O museu é só a ponta do iceberg do projeto de vocês…
Exatamente. Nesses últimos oito meses que ele está aberto, há uma geleira imensa submersa, que dá sustentação a tudo isso. Se não fossem todas as pesquisas que fizemos, o processo de participação popular no movimento, entre outras ações, não seria legítimo como é. Ele é necessário e impactante na sociedade.
Nós já recebemos dez mil visitantes. O museu conta com patrocínio da Petrobrás e da Neo Energia, empresas que somaram em um momento fundamental. Hoje, temos 52 pessoas contratadas no projeto. São trabalhadoras e trabalhadores do hip-hop. Gente da área da produção audiovisual, da comunicação, da museologia, limpeza, segurança…
Temos também os eventos. Tivemos recentemente show do Marechal, lá do Rio de Janeiro, e também uma batalha de breakdance. Durante o desastre das enxentes, nosso museu virou um centro logístico. Juntamos 300 toneladas de donativos. O Mano Brown mandou uma carreta com cesta básica e ração. Filipe Ret mandou 60 mil litros de água. O Hungria nos mandou água. osgemeos mandaram outra carreta com cestas básicas. Vários artistas do movimento se mobilizaram. Ao todo, distribuímos ajuda para mais de 60 entidades sociais.
É o hip-hop sendo hip-hop, né?
Exatamente. Não é de hoje isso aí.
Como é que foi a recepção do poder público, quando vocês chegaram com essa ideia?
Precisou de um tempo. No início do projeto, era eu e um papel embaixo dos braços. Eu fiz uma linha de raciocínio que foi por dois caminhos. A gente precisava de um espaço físico para executar o museu. né? Muitas pessoas disseram para fazer um museu online, mas não teria o mesmo impacto que um museu físico, e não geraria tantos empregos.

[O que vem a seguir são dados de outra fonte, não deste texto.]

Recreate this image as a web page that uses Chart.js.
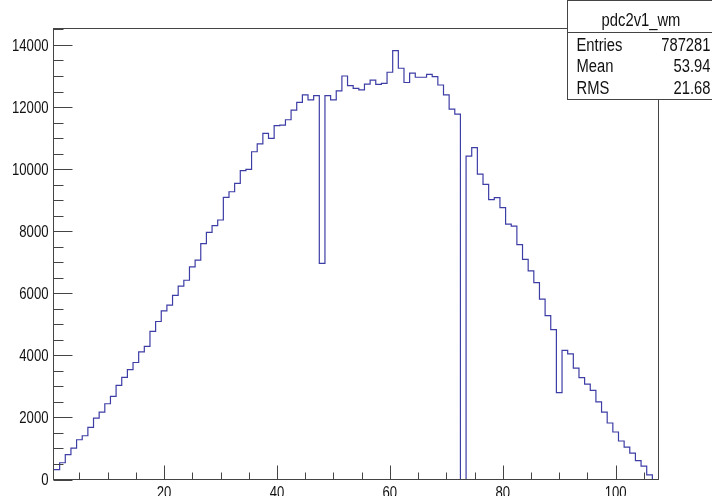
<!DOCTYPE html>
<html><head><meta charset="utf-8">
<script src="https://cdn.jsdelivr.net/npm/chart.js@4.4.1/dist/chart.umd.min.js"></script>
<style>html,body{margin:0;padding:0;background:#fff;overflow:hidden;width:712px;height:496px}canvas{display:block}</style>
</head><body><canvas id="c" width="712" height="515"></canvas>
<script>
const histName = 'pdc2v1_wm';
const xRange = [0.5, 107.5];
const counts = [
  320, 540, 800, 1010, 1280, 1410, 1680, 1980, 2170, 2440,
  2680, 3030, 3290, 3540, 3770, 4110, 4290, 4770, 5090, 5430,
  5620, 5930, 6230, 6420, 6850, 7070, 7600, 7960, 8180, 8360,
  9090, 9270, 9540, 9950, 9990, 10560, 10810, 11150, 10990, 11400,
  11420, 11590, 11900, 12150, 12390, 12230, 12370, 6960, 12370, 12230,
  12520, 13000, 12690, 12600, 12550, 12740, 12870, 12730, 12760, 13120,
  13820, 13250, 12790, 13090, 12960, 12960, 13050, 12980, 12710, 12390,
  11930, 11770, 0, 10420, 10690, 9840, 9510, 9020, 9080, 8760,
  8230, 8160, 7570, 7090, 6720, 6340, 5810, 5280, 4830, 2800,
  4160, 4050, 3590, 3280, 3070, 2870, 2500, 2170, 1820, 1530,
  1240, 1040, 850, 610, 430, 150, 0
];
const xMajorTicks = [20, 40, 60, 80, 100];
const xMinorTicks = [5, 10, 15, 25, 30, 35, 45, 50, 55, 65, 70, 75, 85, 90, 95, 105];
const yMajorTicks = [0, 2000, 4000, 6000, 8000, 10000, 12000, 14000];
const yMinorTicks = [500, 1000, 1500, 2500, 3000, 3500, 4500, 5000, 5500, 6500, 7000, 7500,
  8500, 9000, 9500, 10500, 11000, 11500, 12500, 13000, 13500, 14500];
const yMax = 14530;
const statsRows = [['Entries', '787281'], ['Mean', '53.94'], ['RMS', '21.68']];

const FONT = "'Liberation Sans', Arial, sans-serif";
const NARROW = 0.82;

const binWidth = (xRange[1] - xRange[0]) / counts.length;
const points = counts.map((v, i) => ({ x: xRange[0] + i * binWidth, y: v }));
points.push({ x: xRange[1], y: counts[counts.length - 1] });

function narrowText(ctx, text, x, y, align) {
  ctx.save();
  ctx.translate(x, y);
  ctx.scale(NARROW, 1);
  ctx.textAlign = align;
  ctx.textBaseline = 'alphabetic';
  ctx.fillText(text, 0, 0);
  ctx.restore();
}

const framePlugin = {
  id: 'frame',
  afterDatasetsDraw(chart) {
    const ctx = chart.ctx;
    const xs = chart.scales.x, ys = chart.scales.y;
    const L = 53.5, R = 658.5, T = 28.5, B = 479.5;
    ctx.save();
    ctx.strokeStyle = '#444';
    ctx.lineWidth = 1;
    ctx.strokeRect(L, T, R - L, B - T);
    ctx.beginPath();
    xMajorTicks.forEach(v => { const p = Math.round(xs.getPixelForValue(v)) + 0.5; ctx.moveTo(p, B); ctx.lineTo(p, B - 14); });
    xMinorTicks.forEach(v => { const p = Math.round(xs.getPixelForValue(v)) + 0.5; ctx.moveTo(p, B); ctx.lineTo(p, B - 7); });
    yMajorTicks.forEach(v => { const p = Math.round(ys.getPixelForValue(v)) + 0.5; ctx.moveTo(L, p); ctx.lineTo(L + 19, p); });
    yMinorTicks.forEach(v => { const p = Math.round(ys.getPixelForValue(v)) + 0.5; if (p < T) return; ctx.moveTo(L, p); ctx.lineTo(L + 10, p); });
    ctx.stroke();
    // tick labels
    ctx.fillStyle = '#111';
    ctx.font = '16px ' + FONT;
    yMajorTicks.forEach(v => narrowText(ctx, String(v), 48.5, ys.getPixelForValue(v) + 5.8, 'right'));
    xMajorTicks.forEach(v => narrowText(ctx, String(v), xs.getPixelForValue(v), 497.5, 'center'));
    ctx.restore();
  },
  afterDraw(chart) {
    const ctx = chart.ctx;
    ctx.save();
    const bx = 567.5, by = 0.5, bw = 150, bh = 99;
    ctx.fillStyle = '#fff';
    ctx.fillRect(bx, by, bw, bh);
    ctx.strokeStyle = '#444';
    ctx.lineWidth = 1;
    ctx.strokeRect(bx, by, bw, bh);
    ctx.beginPath(); ctx.moveTo(bx, 32.5); ctx.lineTo(712, 32.5); ctx.stroke();
    ctx.fillStyle = '#111';
    ctx.font = '18px ' + FONT;
    narrowText(ctx, histName, 641, 26, 'center');
    const baselines = [50.5, 72, 93.5];
    statsRows.forEach((r, i) => {
      narrowText(ctx, r[0], 576.5, baselines[i], 'left');
      narrowText(ctx, r[1], 710.5, baselines[i], 'right');
    });
    ctx.restore();
  }
};

new Chart(document.getElementById('c'), {
  type: 'line',
  data: {
    datasets: [{
      data: points,
      stepped: 'before',
      borderColor: '#3d3da6',
      borderWidth: 1.2,
      pointRadius: 0,
      fill: false,
      tension: 0
    }]
  },
  options: {
    responsive: false,
    animation: false,
    devicePixelRatio: 1,
    layout: { padding: { top: 28.5, right: 54, left: 0, bottom: 0 } },
    plugins: { legend: { display: false }, tooltip: { enabled: false } },
    scales: {
      x: {
        type: 'linear', min: xRange[0], max: xRange[1],
        grid: { display: false }, border: { display: false },
        ticks: { display: false },
        afterBuildTicks: s => { s.ticks = xMajorTicks.map(v => ({ value: v })); },
        afterFit: s => { s.height = 35.5; }
      },
      y: {
        type: 'linear', min: 0, max: yMax,
        grid: { display: false }, border: { display: false },
        ticks: { display: false },
        afterBuildTicks: s => { s.ticks = yMajorTicks.map(v => ({ value: v })); },
        afterFit: s => { s.width = 54; }
      }
    }
  },
  plugins: [framePlugin]
});
</script>
</body></html>
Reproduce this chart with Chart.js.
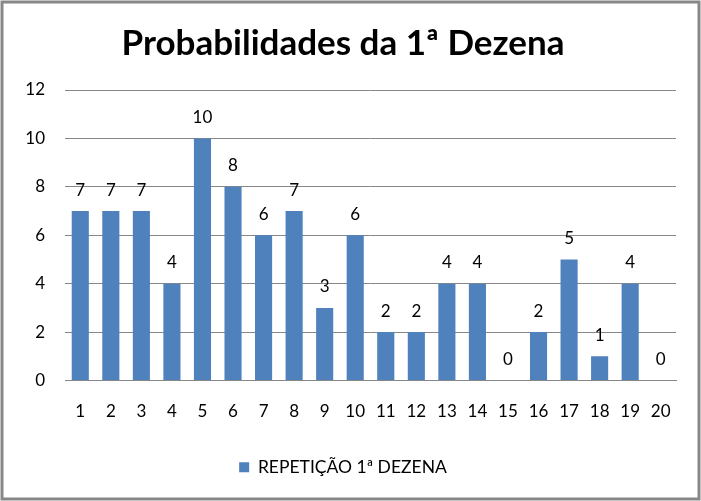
<!DOCTYPE html>
<html>
<head>
<meta charset="utf-8">
<script src="https://cdn.jsdelivr.net/npm/chart.js@4/dist/chart.umd.min.js"></script>
<style>
  html, body { margin: 0; padding: 0; background: #fff; }
  #wrap { width: 701px; height: 501px; }
</style>
</head>
<body>
<div id="wrap"><canvas id="myChart" width="701" height="501"></canvas></div>
<script>
const categories = ['1', '2', '3', '4', '5', '6', '7', '8', '9', '10',
  '11', '12', '13', '14', '15', '16', '17', '18', '19', '20'];
const repeticoes = [7, 7, 7, 4, 10, 8, 6, 7, 3, 6, 2, 2, 4, 4, 0, 2, 5, 1, 4, 0];
const yTicks = [0, 2, 4, 6, 8, 10, 12];

const fontFamily = 'Lato, "Open Sans", sans-serif';

// white background + grey frame, like the spreadsheet chart box
const frame = {
  id: 'frame',
  beforeDraw(chart) {
    const c = chart.ctx;
    c.save();
    c.fillStyle = '#fff';
    c.fillRect(0, 0, chart.width, chart.height);
    c.strokeStyle = '#878787';
    c.lineWidth = 3;
    c.strokeRect(2, 2, chart.width - 4, chart.height - 4);
    c.restore();
  }
};

// value labels above each bar
const valueLabels = {
  id: 'valueLabels',
  afterDatasetsDraw(chart) {
    const c = chart.ctx;
    const meta = chart.getDatasetMeta(0);
    c.save();
    c.font = '17px ' + fontFamily;
    c.fillStyle = '#000';
    c.textAlign = 'center';
    c.textBaseline = 'middle';
    meta.data.forEach((bar, i) => {
      c.fillText(String(repeticoes[i]), bar.x, bar.y - 21);
    });
    c.restore();
  }
};

const ctx = document.getElementById('myChart').getContext('2d');
new Chart(ctx, {
  type: 'bar',
  data: {
    labels: categories,
    datasets: [{
      label: 'REPETIÇÃO 1ª DEZENA',
      data: repeticoes,
      backgroundColor: '#4F81BD',
      borderWidth: 0,
      barPercentage: 0.56,
      categoryPercentage: 1.0,
    }],
  },
  options: {
    responsive: false,
    animation: false,
    layout: { padding: { left: 10, right: 25, top: 19, bottom: 15 } },
    plugins: {
      title: {
        display: true,
        text: 'Probabilidades da 1ª Dezena',
        color: '#000',
        font: { family: fontFamily, size: 35, weight: 'bold' },
        padding: { top: 4, bottom: 25 },
      },
      legend: {
        display: true,
        position: 'bottom',
        labels: {
          color: '#000',
          boxWidth: 10,
          boxHeight: 10,
          font: { family: fontFamily, size: 17.5 },
        },
      },
      tooltip: { enabled: false },
    },
    scales: {
      x: {
        grid: { display: false, drawTicks: false },
        border: { display: true, color: '#878787', width: 1 },
        ticks: {
          color: '#000',
          font: { family: fontFamily, size: 17 },
          padding: 21,
          maxRotation: 0,
          autoSkip: false,
        },
        afterFit(scale) { scale.height = 68; },
      },
      y: {
        min: 0,
        max: 12,
        grid: { color: '#878787', drawTicks: false },
        border: { display: false },
        afterBuildTicks(scale) { scale.ticks = yTicks.map(v => ({ value: v })); },
        ticks: {
          color: '#000',
          font: { family: fontFamily, size: 17 },
          padding: 20,
        },
        afterFit(scale) { scale.width = 55; },
      },
    },
  },
  plugins: [frame, valueLabels],
});
</script>
</body>
</html>
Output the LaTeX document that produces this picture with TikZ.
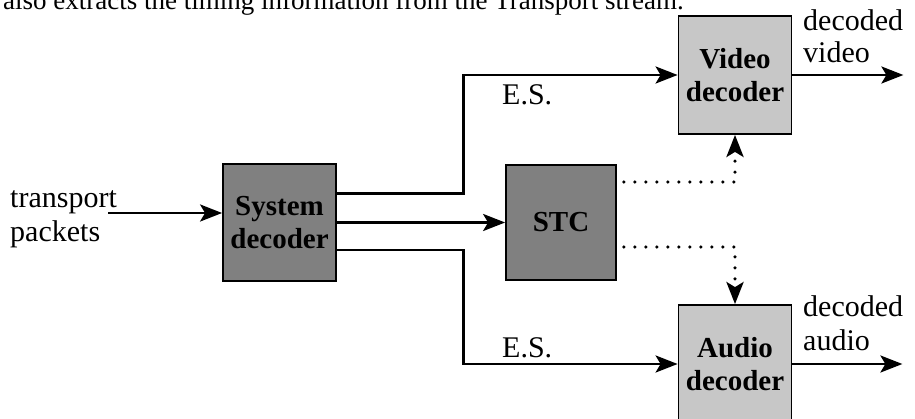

Optamos por buscar um espaço físico pela via estadual, no Rio Grande do Sul, e pela via municipal, em Porto Alegre. Tivemos quatro oportunidades de espaços com o Estado, mas todos eles traziam uma problemática. Até que, no final da nossa busca, surgiu esse espaço em Porto Alegre. Era uma cracolândia, tinha mato mais alto que eu. Precisou de muita grana e muito trabalho para transformar num museu.
Vocês tiveram que construir a sede ou era um prédio abandonado?
Era uma escola que foi fechada pelo governo do estado em 2018 por uma argumentação muito falha. Certamente seria destinado à especulação imobiliária. Então aqui, pela área, pela localidade, ia virar um grande condomínio. Conseguimos uma permissão de uso por 20 anos, renovável.
O Ministério Público do Trabalho também nos apoiou, com verba vinda da reversão de multas sobre irregularidades trabalhistas, os TACs. Chegamos a entregar uma carta para o Lula, com reinvindicações para valorizar a cultura hip-hop em todo o Brasil. Então, o projeto daqui surge como algo pioneiro.
O acervo é dedicado ao cenário local, ou também contempla a esfera nacional e mundial?
Tem uma esfera mundial e nacional, mas obviamente, é majoritariamente gaúcho. Mas qualquer pessoa que queira contar a história é convidada a vir participar dos fóruns, das pesquisas e do acervo. Foi um processo tão democrático, justo, participativo, que até quem era contra hoje se soma à iniciativa. Não se trata só de uma parte da história ou de determinados grupos que são os mais famosos ou menos famosos. Tem também muita gente anônima, de dentro das comunidades. Muita gente vem aqui e espera que vai ver só história de gente famosa, e não.
Então, fazer o museu veio com a ideia também de que cada estado brasileiro crie a sua sistemática de museologia do hip-hop. Porque talvez daqui a cinco anos a gente possa pensar a criação do Museu Nacional a partir dessas bases estaduais.
Como o hip-hop brasileiro tem um envolvimento tão único em questões sociais, para além da música?
Eu vejo não só o hip-hop com esse compromisso de responsabilidade social, mas outras culturas também: o funk, a capoeira, o samba… Mas o hip-hop tem algo muito particular. Ele parte desses quatro elementos pilares fundamentais, que são o MC, o DJ, o grafite e o break. E o Brasil foi o país que, junto aos Estados Unidos, incentivou a criação desse quinto elemento, que é o conhecimento.
Quando a gente traz essa prática do conhecimento, talvez a gente consiga entender como lutar contra essa desigualdade social tremenda, essa falta de equidade entre os muitos setores da sociedade, em especial homens e mulheres. Aqui no Rio Grande do Sul, quando eu falo do racismo e da questão conservadora, está atrelado à relação colonial que o Brasil tem. Fomos um dos últimos países a abolir a escravidão, somente em 1888. Então há um propósito, há um caminho a ser percorrido, e tudo isso parte também dessas exemplificações, como o nosso museu aqui, de que é possível através de processos coletivos, participativos e democráticos.